The National Payments Corporation of India (NPCI) has convened a meeting of the country’s banks on 15 January to discuss the impact of additional account security costs for automated teller machines (ATMs), reports
The Times of India
According to the paper, the industry is polarised over the issue between banks who are net users of other banks’ ATMs and banks that make a net earning through their machines.
Most public sector banks oppose a hike in charges because on a net basis they end up paying for their customers using other banks’ ATMs. These banks are referred to as net issuers, as the cards they have issued exceed the number of ATMs required to service them.
Large private sector banks such as Axis, HDFC and ICICI, which each have a network of more than 10,000 ATMs each, support an increase as their network is used by other banks. These banks are referred to as net acquirers. SBI group, despite having an ATM network of over 40,000 machines, is a net issuer since it has a debit card holder base of 15.47 crore banks issued across SBI and associate banks.
Revised charges will affect banks’ customers only to the extent they exceed the free usage prescribed by the Reserve Bank of India (RBI). The central bank allows customers free usage of third-party ATMs for up to five transactions subject to total withdrawal of 10,000 rupees (INR) per month.

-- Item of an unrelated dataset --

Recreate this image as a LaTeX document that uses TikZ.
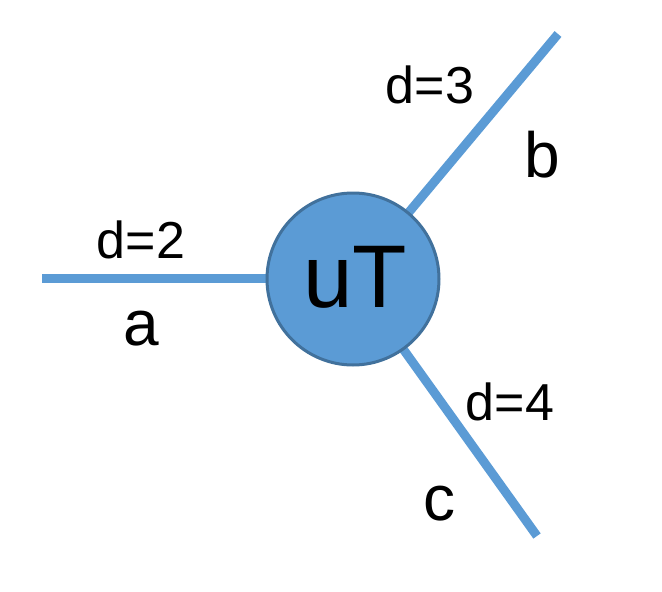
\documentclass[tikz,border=0pt]{standalone}
\usepackage{fontspec}
\setmainfont{Liberation Sans}
\definecolor{fillblue}{HTML}{5B9BD5}
\definecolor{edgeblue}{HTML}{41719C}
\begin{document}
\begin{tikzpicture}[x=1pt,y=-1pt,
  edge/.style={draw=fillblue,line width=9pt},
  lbl/.style={anchor=base,inner sep=0pt,font=\fontsize{52}{58}\selectfont},
  letter/.style={anchor=base,inner sep=0pt,font=\fontsize{64}{70}\selectfont}]
\useasboundingbox (0,0) rectangle (662,592);
\coordinate (ctr) at (353,279);
\coordinate (ea) at (42,278);
\coordinate (eb) at (558,34);
\coordinate (ec) at (537,536);
\draw[edge] (ea) -- (353,278);
\draw[edge] (ctr) -- (eb);
\draw[edge] (ctr) -- (ec);
\node[circle,fill=fillblue,draw=edgeblue,line width=3pt,minimum size=172pt,inner sep=0pt] (ut) at (ctr) {};
\node[anchor=base,inner sep=0pt,font=\fontsize{89}{95}\selectfont] (utl) at (355,307) {uT};
\node[lbl] (d2) at (141,258) {d=2};
\node[lbl] (d3) at (430,103) {d=3};
\node[lbl] (d4) at (510,420) {d=4};
\node[letter] (la) at (141,345) {a};
\node[letter] (lb) at (542,177) {b};
\node[letter] (lc) at (439,520) {c};
\end{tikzpicture}
\end{document}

Besides the number of cardholders to every ATM, the status of a bank – whether a net acquirer or net issuer – depends on the location of their ATMs. Private banks such as Axis and Kotak, have located their machines at high-footfall areas and some see transactions of almost 500 per day. ATMs for public sector undertaking (PSU) banks (in which the government has a majority stake) are closer to their branches and the average transactions are much lower.